Patrick COHEN : Vous dites à nouveau dans Le Point qui paraît ce matin que c'est François HOLLANDE qui a déclenché l'affaire.
François FILLON : Oui, bien sûr.
Patrick COHEN : C'est François HOLLANDE ?
François FILLON : Bien sûr.
STEPHANE LE FOLL
Franchement ! Franchement ! Entendre ça ce matin, là. J'arrive, j'entends cela. Un candidat à la présidentielle membre d'un parti de gouvernement, dire que s'il est élu il enclenchera des poursuites contre le président actuel, au nom du fait qu'il soupçonne qu'il ait engagé…
FABIENNE SINTES
Il a dit : « Il a déclenché l'affaire. »
STEPHANE LE FOLL
Mais c'est parfaitement… La justice, et ça François FILLON ne veut pas l'accepter et ça fera partie du bilan de François HOLLANDE, a été indépendante dans les choix, dans la conduite des affaires judiciaires. C'est un acquis de ce quinquennat, et entendre quelqu'un revenir dessus… D'ailleurs la droite, qui n'a jamais voulu voter la réforme du Conseil supérieur de la magistrature pour assurer définitivement cette indépendance, la droite n'a jamais voulu le faire, entendre ça ça veut dire qu'encore une fois on est dans cette forme de volonté de suspicion, d'insinuation, de manière de faire de la politique qui, je le dis, n'est pas à la hauteur de ce que doit être un engagement d'un homme politique pour gouverner un pays.
JEAN-MICHEL APHATIE
Vous l'entendez, Stéphane LE FOLL, quand vous allez sur les marchés, vous entendez sans doute des gens qui vous disent : « Mais enfin, vraiment quel heureux hasard.

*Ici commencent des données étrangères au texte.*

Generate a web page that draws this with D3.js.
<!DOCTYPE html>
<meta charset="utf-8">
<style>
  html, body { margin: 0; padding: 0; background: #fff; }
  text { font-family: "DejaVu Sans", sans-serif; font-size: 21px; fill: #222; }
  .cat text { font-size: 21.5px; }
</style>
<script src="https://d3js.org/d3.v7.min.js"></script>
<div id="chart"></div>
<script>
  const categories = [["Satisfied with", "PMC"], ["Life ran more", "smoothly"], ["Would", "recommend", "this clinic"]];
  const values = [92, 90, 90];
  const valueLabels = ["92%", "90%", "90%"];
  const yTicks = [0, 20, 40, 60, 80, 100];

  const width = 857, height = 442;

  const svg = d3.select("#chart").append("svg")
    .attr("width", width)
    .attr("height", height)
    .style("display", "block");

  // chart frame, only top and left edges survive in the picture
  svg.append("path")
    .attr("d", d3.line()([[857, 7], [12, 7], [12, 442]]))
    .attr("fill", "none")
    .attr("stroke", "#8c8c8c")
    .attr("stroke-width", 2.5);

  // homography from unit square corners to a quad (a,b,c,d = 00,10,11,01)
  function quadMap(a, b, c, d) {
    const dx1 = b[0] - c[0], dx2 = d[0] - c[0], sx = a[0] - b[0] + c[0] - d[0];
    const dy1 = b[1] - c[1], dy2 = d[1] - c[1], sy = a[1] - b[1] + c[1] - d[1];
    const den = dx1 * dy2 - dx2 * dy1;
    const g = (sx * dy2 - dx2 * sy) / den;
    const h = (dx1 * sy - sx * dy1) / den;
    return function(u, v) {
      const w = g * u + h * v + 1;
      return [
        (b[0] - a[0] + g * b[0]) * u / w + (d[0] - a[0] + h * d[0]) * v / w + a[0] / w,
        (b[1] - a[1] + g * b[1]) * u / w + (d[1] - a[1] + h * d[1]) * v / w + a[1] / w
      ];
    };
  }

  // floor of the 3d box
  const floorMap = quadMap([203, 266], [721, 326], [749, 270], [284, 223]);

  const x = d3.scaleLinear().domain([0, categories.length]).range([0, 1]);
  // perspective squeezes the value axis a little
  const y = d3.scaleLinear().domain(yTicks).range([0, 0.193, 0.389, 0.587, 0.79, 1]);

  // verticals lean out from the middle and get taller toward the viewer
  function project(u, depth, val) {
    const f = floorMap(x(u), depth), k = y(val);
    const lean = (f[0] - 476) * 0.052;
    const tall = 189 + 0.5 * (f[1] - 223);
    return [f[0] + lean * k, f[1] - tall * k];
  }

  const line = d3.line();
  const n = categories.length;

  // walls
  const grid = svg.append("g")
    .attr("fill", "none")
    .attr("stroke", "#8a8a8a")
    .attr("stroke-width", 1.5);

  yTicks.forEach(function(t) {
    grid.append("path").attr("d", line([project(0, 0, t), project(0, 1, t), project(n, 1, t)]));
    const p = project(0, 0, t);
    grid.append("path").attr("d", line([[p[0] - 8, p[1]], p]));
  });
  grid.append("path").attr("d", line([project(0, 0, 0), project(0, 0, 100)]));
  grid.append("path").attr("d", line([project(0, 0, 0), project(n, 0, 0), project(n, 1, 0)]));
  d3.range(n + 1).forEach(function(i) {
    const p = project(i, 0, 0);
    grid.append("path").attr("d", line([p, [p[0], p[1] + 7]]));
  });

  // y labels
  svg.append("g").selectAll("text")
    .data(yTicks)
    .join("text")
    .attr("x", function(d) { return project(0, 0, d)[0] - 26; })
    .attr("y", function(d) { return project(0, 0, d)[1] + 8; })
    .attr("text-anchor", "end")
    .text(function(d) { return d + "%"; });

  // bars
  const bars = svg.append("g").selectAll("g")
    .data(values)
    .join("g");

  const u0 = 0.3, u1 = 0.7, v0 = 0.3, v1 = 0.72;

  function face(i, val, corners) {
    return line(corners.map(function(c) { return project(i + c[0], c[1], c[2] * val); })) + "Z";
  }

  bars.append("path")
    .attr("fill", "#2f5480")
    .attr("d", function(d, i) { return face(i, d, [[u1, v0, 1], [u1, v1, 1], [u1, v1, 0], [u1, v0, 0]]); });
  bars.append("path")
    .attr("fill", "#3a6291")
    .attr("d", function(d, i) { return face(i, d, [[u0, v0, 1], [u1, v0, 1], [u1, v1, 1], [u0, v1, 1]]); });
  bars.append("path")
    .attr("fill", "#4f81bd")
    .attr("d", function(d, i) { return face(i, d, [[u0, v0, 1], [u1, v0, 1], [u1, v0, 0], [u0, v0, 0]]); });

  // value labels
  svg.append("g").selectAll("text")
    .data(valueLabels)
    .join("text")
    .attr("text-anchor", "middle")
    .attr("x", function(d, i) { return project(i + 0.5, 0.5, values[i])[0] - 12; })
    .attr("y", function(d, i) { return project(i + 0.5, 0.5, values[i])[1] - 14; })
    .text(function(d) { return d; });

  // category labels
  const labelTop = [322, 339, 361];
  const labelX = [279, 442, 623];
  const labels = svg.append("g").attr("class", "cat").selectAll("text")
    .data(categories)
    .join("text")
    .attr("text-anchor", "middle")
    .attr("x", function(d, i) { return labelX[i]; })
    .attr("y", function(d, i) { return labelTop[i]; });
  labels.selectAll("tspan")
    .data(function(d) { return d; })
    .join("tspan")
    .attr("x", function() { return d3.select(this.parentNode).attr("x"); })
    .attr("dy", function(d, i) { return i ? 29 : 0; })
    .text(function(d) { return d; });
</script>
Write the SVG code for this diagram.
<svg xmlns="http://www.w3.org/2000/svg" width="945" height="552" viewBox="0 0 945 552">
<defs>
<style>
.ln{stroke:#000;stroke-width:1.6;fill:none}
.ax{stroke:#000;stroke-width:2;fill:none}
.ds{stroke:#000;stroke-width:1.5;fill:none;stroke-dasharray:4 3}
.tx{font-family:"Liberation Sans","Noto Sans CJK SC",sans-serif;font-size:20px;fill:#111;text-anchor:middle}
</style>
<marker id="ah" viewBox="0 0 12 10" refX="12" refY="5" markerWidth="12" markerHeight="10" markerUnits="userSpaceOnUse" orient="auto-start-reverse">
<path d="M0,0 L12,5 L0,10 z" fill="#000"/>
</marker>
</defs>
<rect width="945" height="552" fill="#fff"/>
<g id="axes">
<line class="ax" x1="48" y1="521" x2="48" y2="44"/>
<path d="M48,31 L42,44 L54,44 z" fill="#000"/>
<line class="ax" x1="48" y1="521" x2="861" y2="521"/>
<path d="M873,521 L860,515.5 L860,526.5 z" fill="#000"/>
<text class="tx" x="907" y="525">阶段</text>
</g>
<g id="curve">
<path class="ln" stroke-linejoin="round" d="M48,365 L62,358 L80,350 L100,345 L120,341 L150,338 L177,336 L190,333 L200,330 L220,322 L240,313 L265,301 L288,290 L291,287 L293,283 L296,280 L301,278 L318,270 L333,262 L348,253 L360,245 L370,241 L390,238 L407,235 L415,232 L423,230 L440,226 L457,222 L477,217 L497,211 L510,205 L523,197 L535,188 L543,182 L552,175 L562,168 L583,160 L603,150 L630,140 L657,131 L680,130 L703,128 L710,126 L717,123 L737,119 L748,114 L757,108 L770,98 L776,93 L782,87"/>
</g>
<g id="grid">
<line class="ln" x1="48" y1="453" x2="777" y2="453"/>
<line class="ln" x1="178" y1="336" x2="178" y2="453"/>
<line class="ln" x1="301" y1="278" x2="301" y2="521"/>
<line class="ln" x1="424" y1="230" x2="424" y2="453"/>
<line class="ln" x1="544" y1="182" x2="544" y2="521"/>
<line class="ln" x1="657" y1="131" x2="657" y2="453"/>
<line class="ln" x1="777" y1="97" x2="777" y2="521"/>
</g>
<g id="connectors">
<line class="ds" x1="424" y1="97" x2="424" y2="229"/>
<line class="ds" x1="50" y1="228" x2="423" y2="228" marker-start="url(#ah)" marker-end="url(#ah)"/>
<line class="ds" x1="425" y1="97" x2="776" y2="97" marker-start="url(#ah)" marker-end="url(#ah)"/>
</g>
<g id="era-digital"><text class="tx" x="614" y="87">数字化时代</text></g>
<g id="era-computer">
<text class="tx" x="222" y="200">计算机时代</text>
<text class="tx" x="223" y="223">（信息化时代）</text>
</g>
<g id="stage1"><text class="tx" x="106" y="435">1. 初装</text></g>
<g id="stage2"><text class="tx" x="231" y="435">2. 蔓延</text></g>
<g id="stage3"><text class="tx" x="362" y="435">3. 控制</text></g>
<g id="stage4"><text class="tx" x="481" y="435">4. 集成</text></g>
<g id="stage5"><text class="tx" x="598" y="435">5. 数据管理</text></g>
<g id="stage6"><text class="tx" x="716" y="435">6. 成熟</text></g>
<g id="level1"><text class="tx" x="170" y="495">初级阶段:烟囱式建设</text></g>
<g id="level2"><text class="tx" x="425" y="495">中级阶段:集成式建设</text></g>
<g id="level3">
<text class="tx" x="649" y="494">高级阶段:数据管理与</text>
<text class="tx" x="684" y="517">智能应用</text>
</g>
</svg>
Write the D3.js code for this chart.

Ça sort maintenant, le dossier est tout ficelé, il y a toute la vie de François FILLON. » Beaucoup de gens pensent que ce n'est pas un travail ordinaire des journalistes ou de la justice qui a conduit aux embarras que connaît François FILLON.
STEPHANE LE FOLL
Je voudrais rappeler que Le Canard Enchaîné, dont François FILLON a utilisé un certain nombre de bonnes feuilles sur le fameux livre
GUY BIRENBAUM
C'est un livre écrit par deux auteurs du Canard Enchaîné, livre dont Le Canard Enchaîné dit qu'il ne vient pas du Canard.
STEPHANE LE FOLL
D'accord, mais le même François FILLON qui dit que Le Canard Enchaîné, bien sûr, aurait été alimenté, lui, par…
JEAN-MICHEL APHATIE
Par le cabinet noir.
GUY BIRENBAUM
Cabinet noir.
STEPHANE LE FOLL
Mais comment on peut…
GUY BIRENBAUM
Il n'y a pas de cabinet noir ? Ça n'existe pas ?
STEPHANE LE FOLL
Mais ça n'a jamais existé !
GUY BIRENBAUM
Ça n'a jamais existé ?
STEPHANE LE FOLL
Dans le passé.
JEAN-MICHEL APHATIE
« Dans le passé », c'est-à-dire ? Quel passé ?
STEPHANE LE FOLL
L'accusation, elle m'a été portée par Nicolas SARKOZY : j'étais à la tête du cabinet noir et j'avais répondu très simplement. Moi, j'étais à la tête d'un cabinet, oui, directeur de cabinet. Ça, je m'en souviens, au Parti socialiste. C'était officiel et c'était clair, et je n'ai jamais mangé de ce pain-là. Certains en sont encore aux histoires qui pouvaient se passer après et pendant malheureusement la guerre d'Algérie. Ça suffit, cette manière de faire et cette manière de faire de la politique. Je l'ai dit.
JEAN-MICHEL APHATIE
Pas de cabinet noir à l'Elysée avec François HOLLANDE ?
STEPHANE LE FOLL
Mais jamais, jamais. Ce sont des accusations diffamatoires.
GILLES BORNSTEIN
Mais il faut poursuivre.
STEPHANE LE FOLL
Mais poursuivre ? On va s'engager à poursuivre dans un débat comme celui-là ? On ne fait qu'alimenter. Regardez, le fait que des gens puissent penser aujourd'hui sur ce sujet qu'il y a un doute, la justice est indépendante et il n'y a jamais eu de cabinet ni noir, ni blanc, ni gris, ni jaune. Jamais. Et ça fait partie de l'honneur de François HOLLANDE et de ce gouvernement.
JEAN-MICHEL APHATIE
C'était votre réponse à François FILLON qui dit qu'il demandera des comptes à François HOLLANDE.
GILLES BORNSTEIN
François HOLLANDE ne s'est donc pas représenté. Il y a eu des primaires qui ont donné comme vainqueur Benoît HAMON, candidat socialiste, qu'on écoute lors de son meeting à Bercy.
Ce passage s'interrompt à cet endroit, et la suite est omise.